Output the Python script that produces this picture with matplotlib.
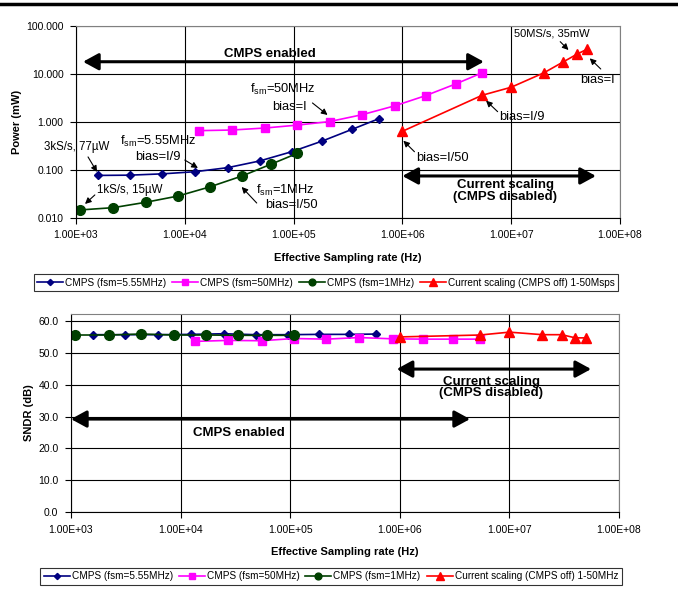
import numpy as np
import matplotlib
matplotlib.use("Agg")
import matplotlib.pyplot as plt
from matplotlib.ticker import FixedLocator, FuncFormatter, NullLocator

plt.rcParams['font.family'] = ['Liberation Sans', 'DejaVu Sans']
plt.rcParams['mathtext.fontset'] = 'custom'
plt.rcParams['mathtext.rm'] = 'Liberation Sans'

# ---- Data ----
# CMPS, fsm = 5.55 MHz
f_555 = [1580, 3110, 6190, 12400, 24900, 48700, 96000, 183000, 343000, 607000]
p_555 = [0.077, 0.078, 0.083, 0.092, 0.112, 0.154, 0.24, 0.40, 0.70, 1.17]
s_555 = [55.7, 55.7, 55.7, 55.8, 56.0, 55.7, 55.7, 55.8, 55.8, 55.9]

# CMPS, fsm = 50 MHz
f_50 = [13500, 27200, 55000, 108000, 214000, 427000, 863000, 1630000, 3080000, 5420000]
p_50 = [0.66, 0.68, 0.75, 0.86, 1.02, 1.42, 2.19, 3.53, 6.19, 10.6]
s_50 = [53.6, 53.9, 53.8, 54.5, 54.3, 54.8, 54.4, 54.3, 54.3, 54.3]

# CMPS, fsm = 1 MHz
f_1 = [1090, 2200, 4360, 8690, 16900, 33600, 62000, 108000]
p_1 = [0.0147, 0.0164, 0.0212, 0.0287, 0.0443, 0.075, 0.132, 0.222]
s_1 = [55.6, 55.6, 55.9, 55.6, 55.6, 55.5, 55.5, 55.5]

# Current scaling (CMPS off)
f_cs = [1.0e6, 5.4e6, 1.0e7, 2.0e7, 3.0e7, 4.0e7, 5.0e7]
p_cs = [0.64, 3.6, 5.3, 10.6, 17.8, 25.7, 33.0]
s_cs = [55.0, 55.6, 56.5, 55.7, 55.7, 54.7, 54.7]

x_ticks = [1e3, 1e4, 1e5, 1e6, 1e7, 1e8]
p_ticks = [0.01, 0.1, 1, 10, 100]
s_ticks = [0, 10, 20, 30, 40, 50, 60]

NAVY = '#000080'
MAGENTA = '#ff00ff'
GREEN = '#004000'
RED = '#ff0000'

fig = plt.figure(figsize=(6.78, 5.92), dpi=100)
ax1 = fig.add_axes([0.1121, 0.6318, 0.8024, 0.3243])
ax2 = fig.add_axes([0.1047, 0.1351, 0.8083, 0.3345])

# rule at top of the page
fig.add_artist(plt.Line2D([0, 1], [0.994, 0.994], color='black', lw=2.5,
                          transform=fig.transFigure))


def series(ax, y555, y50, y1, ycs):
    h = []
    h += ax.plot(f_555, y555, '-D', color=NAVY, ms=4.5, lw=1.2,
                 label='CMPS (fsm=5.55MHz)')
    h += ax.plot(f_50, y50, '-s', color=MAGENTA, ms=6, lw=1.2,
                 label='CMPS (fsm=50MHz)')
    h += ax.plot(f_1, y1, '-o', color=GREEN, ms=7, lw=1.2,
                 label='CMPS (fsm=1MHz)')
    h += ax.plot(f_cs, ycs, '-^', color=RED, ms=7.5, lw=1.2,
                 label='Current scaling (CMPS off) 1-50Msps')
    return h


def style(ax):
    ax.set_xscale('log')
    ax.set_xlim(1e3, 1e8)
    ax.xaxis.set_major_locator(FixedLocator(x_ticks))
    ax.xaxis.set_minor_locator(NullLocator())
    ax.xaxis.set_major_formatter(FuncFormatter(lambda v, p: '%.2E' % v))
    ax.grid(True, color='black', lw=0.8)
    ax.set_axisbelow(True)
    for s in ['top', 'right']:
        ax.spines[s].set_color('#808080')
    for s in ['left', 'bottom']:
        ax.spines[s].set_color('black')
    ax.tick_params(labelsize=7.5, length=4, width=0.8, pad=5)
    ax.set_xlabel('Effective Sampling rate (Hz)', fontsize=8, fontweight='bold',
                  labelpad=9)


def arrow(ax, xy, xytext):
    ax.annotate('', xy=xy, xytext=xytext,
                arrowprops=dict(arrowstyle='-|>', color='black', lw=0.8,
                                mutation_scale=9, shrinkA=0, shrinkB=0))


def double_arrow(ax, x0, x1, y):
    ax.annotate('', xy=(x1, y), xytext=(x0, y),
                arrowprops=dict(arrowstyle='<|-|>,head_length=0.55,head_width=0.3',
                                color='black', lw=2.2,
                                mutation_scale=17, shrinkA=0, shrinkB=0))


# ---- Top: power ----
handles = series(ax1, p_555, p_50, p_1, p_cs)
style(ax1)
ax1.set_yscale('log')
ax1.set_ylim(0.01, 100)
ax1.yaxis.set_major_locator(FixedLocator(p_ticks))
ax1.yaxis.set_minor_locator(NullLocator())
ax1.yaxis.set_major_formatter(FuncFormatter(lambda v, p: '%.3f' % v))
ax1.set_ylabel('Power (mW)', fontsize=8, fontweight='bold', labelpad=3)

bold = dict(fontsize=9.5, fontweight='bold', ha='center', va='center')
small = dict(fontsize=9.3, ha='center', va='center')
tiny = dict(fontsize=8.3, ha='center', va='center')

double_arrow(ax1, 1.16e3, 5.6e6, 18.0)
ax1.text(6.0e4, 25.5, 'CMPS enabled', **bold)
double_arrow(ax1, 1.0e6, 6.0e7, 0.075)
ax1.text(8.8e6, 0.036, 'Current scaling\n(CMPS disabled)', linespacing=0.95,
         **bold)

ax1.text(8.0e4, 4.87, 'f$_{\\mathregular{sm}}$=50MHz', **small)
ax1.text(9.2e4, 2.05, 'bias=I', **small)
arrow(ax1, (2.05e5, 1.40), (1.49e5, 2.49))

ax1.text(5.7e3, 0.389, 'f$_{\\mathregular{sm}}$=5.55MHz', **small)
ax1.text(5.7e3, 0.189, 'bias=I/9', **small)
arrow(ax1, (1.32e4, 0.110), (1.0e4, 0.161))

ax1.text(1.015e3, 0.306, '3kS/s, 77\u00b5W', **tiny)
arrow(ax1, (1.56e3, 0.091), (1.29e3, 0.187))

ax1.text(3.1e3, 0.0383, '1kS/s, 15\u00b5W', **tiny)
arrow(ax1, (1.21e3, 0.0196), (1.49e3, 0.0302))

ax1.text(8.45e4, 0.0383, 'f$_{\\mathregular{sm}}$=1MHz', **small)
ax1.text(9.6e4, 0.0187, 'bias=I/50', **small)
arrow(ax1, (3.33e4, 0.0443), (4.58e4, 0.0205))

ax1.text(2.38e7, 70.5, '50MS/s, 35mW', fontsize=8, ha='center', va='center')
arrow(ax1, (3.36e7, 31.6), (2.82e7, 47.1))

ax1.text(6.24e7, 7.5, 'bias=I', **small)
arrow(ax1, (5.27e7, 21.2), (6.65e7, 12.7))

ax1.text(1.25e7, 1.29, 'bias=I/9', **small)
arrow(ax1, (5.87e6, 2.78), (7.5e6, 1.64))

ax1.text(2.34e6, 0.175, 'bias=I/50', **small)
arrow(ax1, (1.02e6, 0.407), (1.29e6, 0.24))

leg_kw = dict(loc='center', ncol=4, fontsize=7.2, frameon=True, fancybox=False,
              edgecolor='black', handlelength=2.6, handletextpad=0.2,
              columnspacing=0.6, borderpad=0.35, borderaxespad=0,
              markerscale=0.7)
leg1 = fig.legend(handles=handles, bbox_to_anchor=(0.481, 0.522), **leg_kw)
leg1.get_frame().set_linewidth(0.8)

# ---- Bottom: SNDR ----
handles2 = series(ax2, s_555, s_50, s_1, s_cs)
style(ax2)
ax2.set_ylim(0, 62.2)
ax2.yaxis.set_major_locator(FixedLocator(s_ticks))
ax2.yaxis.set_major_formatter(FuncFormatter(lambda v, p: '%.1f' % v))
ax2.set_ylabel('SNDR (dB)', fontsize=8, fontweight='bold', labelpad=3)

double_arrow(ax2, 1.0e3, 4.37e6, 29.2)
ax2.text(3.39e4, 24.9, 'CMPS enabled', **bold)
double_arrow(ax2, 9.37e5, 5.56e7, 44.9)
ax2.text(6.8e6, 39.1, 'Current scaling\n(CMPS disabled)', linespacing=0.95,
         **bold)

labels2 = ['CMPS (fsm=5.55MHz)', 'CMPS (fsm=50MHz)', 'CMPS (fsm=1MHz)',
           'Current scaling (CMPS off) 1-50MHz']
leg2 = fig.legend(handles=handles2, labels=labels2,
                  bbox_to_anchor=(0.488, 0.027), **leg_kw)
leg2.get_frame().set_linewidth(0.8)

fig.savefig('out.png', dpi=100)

==

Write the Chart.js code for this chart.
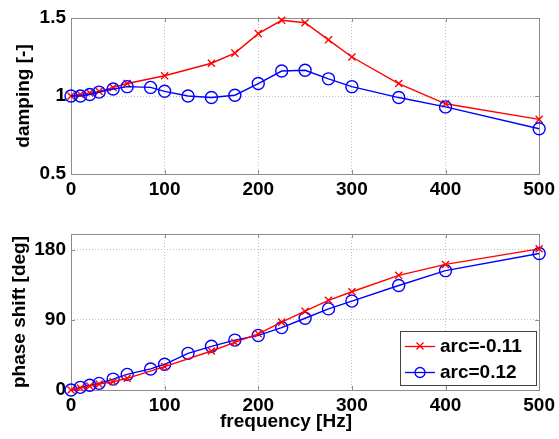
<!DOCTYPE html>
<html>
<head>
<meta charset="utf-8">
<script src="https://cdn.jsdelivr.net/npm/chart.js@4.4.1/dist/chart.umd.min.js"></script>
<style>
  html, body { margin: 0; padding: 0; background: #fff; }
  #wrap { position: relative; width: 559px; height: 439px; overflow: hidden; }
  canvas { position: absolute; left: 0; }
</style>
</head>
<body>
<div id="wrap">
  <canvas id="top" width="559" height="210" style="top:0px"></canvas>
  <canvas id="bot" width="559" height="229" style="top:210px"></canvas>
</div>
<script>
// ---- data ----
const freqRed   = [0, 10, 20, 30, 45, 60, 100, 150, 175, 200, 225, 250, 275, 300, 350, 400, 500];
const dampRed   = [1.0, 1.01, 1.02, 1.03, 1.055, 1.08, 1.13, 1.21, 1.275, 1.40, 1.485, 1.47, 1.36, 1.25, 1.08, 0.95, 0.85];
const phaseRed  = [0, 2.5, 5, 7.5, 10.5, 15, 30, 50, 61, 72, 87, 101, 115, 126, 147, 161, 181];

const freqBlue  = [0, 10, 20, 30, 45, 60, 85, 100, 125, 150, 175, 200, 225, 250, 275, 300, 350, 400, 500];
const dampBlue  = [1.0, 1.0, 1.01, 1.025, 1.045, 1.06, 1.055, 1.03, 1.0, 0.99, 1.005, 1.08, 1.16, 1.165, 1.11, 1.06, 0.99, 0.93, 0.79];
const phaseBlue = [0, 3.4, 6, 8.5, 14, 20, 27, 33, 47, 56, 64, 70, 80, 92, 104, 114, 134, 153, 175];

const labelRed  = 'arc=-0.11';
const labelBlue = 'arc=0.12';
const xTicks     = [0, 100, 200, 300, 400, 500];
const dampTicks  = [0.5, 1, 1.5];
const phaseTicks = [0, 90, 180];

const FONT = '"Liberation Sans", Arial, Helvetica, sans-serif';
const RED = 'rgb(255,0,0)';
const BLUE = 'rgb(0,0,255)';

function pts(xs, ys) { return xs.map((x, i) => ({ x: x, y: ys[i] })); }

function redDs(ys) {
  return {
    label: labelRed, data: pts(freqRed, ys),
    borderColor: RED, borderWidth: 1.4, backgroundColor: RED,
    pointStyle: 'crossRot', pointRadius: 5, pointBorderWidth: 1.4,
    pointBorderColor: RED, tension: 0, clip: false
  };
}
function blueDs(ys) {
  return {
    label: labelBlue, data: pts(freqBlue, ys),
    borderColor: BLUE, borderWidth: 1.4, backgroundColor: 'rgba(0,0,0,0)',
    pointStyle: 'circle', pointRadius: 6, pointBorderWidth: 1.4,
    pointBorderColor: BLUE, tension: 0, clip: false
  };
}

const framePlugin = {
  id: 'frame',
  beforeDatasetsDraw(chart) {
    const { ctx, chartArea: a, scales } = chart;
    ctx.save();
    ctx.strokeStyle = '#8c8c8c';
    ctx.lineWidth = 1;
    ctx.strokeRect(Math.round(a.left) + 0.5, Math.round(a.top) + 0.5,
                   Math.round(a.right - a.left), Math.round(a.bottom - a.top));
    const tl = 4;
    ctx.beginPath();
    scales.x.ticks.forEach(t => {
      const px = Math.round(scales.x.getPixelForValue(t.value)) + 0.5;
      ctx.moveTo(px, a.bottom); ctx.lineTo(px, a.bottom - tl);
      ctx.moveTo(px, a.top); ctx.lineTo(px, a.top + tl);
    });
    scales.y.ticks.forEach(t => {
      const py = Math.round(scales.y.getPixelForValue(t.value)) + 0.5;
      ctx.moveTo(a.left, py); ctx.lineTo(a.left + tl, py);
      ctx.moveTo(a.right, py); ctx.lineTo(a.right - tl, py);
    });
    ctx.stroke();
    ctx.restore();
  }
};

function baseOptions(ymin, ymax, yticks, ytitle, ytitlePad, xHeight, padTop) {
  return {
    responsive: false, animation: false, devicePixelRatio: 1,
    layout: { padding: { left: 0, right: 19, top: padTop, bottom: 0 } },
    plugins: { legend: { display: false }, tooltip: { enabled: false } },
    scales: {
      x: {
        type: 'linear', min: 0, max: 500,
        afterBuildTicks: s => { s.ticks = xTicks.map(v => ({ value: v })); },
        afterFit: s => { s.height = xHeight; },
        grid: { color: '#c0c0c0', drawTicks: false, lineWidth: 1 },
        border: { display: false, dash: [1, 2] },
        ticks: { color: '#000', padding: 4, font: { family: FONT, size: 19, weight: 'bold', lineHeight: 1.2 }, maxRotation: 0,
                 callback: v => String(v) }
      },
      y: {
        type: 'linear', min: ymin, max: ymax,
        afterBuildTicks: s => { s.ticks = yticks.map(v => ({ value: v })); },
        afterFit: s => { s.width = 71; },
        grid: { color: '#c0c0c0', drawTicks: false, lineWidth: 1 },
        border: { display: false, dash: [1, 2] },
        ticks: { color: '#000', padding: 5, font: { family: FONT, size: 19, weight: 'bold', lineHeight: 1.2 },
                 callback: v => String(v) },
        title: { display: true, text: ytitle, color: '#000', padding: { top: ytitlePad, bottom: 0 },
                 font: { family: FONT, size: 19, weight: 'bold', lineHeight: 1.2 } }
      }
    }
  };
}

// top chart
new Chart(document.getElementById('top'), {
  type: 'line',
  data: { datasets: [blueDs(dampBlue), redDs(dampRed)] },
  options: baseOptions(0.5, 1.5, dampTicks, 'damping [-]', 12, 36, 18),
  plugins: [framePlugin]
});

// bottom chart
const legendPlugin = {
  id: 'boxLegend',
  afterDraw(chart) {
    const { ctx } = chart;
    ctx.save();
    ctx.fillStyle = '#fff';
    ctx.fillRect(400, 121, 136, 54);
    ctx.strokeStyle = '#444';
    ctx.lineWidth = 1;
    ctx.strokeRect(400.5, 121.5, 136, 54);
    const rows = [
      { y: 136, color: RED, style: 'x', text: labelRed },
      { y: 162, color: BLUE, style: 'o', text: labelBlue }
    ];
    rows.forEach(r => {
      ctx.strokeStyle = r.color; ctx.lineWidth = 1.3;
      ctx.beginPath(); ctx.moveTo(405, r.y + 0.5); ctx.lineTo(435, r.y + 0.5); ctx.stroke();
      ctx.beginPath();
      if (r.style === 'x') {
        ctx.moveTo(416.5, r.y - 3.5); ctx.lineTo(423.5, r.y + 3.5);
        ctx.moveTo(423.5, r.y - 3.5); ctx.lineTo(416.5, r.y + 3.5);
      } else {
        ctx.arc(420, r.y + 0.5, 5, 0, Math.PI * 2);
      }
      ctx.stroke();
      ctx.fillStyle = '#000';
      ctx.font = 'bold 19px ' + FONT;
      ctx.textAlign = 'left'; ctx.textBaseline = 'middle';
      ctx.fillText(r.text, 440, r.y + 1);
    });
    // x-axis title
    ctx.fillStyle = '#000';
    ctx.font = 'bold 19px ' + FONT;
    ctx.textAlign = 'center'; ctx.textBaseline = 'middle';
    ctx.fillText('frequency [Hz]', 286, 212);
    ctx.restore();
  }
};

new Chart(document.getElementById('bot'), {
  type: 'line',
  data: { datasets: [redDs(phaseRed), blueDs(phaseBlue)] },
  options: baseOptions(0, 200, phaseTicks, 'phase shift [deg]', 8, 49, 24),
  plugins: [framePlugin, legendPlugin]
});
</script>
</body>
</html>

...

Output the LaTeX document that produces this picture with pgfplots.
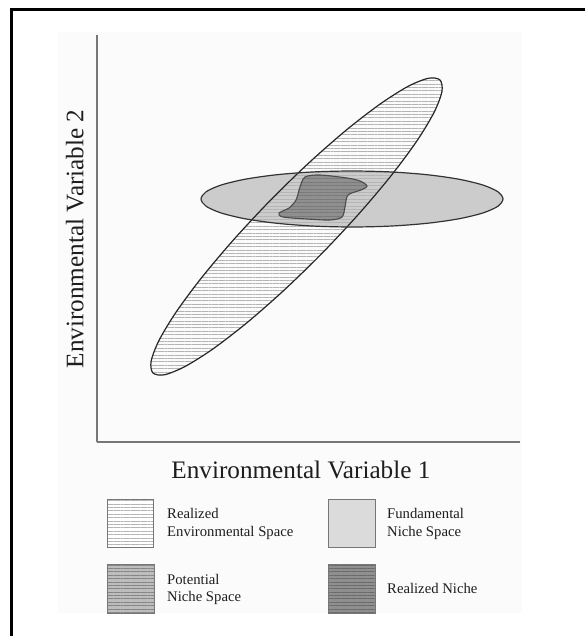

Instructions for the task:
Word for word, retype the lines in the entries above that run from the one with "Output the Python" through the one with "RED = '#ff0000'". Both ends count; pictures do not.

Answer for this exercise:
Output the Python script that produces this picture with matplotlib.
import numpy as np
import matplotlib
matplotlib.use("Agg")
import matplotlib.pyplot as plt
from matplotlib.ticker import FixedLocator, FuncFormatter, NullLocator

plt.rcParams['font.family'] = ['Liberation Sans', 'DejaVu Sans']
plt.rcParams['mathtext.fontset'] = 'custom'
plt.rcParams['mathtext.rm'] = 'Liberation Sans'

# ---- Data ----
# CMPS, fsm = 5.55 MHz
f_555 = [1580, 3110, 6190, 12400, 24900, 48700, 96000, 183000, 343000, 607000]
p_555 = [0.077, 0.078, 0.083, 0.092, 0.112, 0.154, 0.24, 0.40, 0.70, 1.17]
s_555 = [55.7, 55.7, 55.7, 55.8, 56.0, 55.7, 55.7, 55.8, 55.8, 55.9]

# CMPS, fsm = 50 MHz
f_50 = [13500, 27200, 55000, 108000, 214000, 427000, 863000, 1630000, 3080000, 5420000]
p_50 = [0.66, 0.68, 0.75, 0.86, 1.02, 1.42, 2.19, 3.53, 6.19, 10.6]
s_50 = [53.6, 53.9, 53.8, 54.5, 54.3, 54.8, 54.4, 54.3, 54.3, 54.3]

# CMPS, fsm = 1 MHz
f_1 = [1090, 2200, 4360, 8690, 16900, 33600, 62000, 108000]
p_1 = [0.0147, 0.0164, 0.0212, 0.0287, 0.0443, 0.075, 0.132, 0.222]
s_1 = [55.6, 55.6, 55.9, 55.6, 55.6, 55.5, 55.5, 55.5]

# Current scaling (CMPS off)
f_cs = [1.0e6, 5.4e6, 1.0e7, 2.0e7, 3.0e7, 4.0e7, 5.0e7]
p_cs = [0.64, 3.6, 5.3, 10.6, 17.8, 25.7, 33.0]
s_cs = [55.0, 55.6, 56.5, 55.7, 55.7, 54.7, 54.7]

x_ticks = [1e3, 1e4, 1e5, 1e6, 1e7, 1e8]
p_ticks = [0.01, 0.1, 1, 10, 100]
s_ticks = [0, 10, 20, 30, 40, 50, 60]

NAVY = '#000080'
MAGENTA = '#ff00ff'
GREEN = '#004000'
RED = '#ff0000'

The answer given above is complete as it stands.